2. Create a "Triangulation" Effect
Triangulation is the process by which an external stimulus provides a shared focus that sparks conversation between strangers. This could be public art to interpret, a water feature to touch, a performance space, a community bulletin board, or even a food vendor with interesting smells. These elements give people a reason to pause and a neutral topic to break the ice.
3. Design for Edges and Comfort
People naturally gravitate to the edges of a space. Successful plazas are often lined with active ground-floor uses—cafes, shops, library windows—that provide life and a sense of security. Similarly, incorporate elements of comfort and micro-climate control: ample shade from trees or structures, protection from wind, and access to amenities like water fountains and clean restrooms.
4. Prioritize Inclusivity and Accessibility
A socially connected space is one where everyone feels welcome. This goes beyond ADA compliance. It means considering caregivers with strollers, teens, seniors, and people of all abilities. It involves clear, welcoming entrances, smooth pathways, varied seating options for different body types, and programming that reflects the diverse cultural fabric of the community. Connection cannot happen if segments of the community are implicitly or explicitly excluded.
5. Layer Activities and Support Programming
The most vibrant spaces offer multiple things to do. A great park might have a playground, a bocce court, a community garden plot, and a reading lounge. Crucially, the design should support both planned and spontaneous activity. Infrastructure like electrical outlets, movable stages, and robust Wi-Fi allows for markets, concerts, fitness classes, and pop-up events organized by the community itself.
From Theory to Practice: Elements That Work
What do these principles look like on the ground? Here are specific design elements that promote connection:
- Social Seating: Circular benches, wide steps that double as seating, and picnic tables encourage face-to-face interaction.
- Interactive Infrastructure: Playful fountains, musical sculptures, giant chess sets, or ping-pong tables engage people actively.
- Food & Drink: The presence of a coffee kiosk, food trucks, or a beer garden is arguably the single greatest driver of social activity. Sharing food and drink is a fundamental human connector.
- Green and Natural Elements: Community gardens, edible landscaping, or simply lush, varied plantings create a sense of care and offer sensory engagement.
- Lighting: Thoughtful lighting extends the usable hours of a space into the evening, fostering a different, often more relaxed, social atmosphere.

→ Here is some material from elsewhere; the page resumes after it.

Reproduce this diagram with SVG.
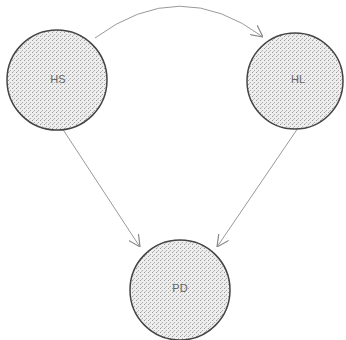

The Role of Community and Management
Even the best-designed space can fail without good management and community involvement. The design process itself should engage local residents from the start. Once built, a dedicated steward—whether a parks department employee, a Business Improvement District, or a friends group—is essential. This entity keeps the space clean, safe, and programmed, and fosters a sense of ownership among users. They are the gardeners of social life, tending to the human interactions the physical space was built to host.
Conclusion: Building the Infrastructure of Community
Designing public spaces for social connection is not a luxury; it is a critical component of public health and civic resilience. These spaces are the infrastructure of community, where casual encounters can blossom into friendships, where neighbors build trust, and where a diverse city learns to see itself as a cohesive whole. By moving beyond the passive template of benches and fountains to embrace principles of choice, activity, comfort, and inclusivity, we can craft environments that do more than fill a vacant lot—they fill a vital human need for belonging. The future of our cities depends not on more impressive monuments, but on more connected people, and that journey begins in the spaces we share.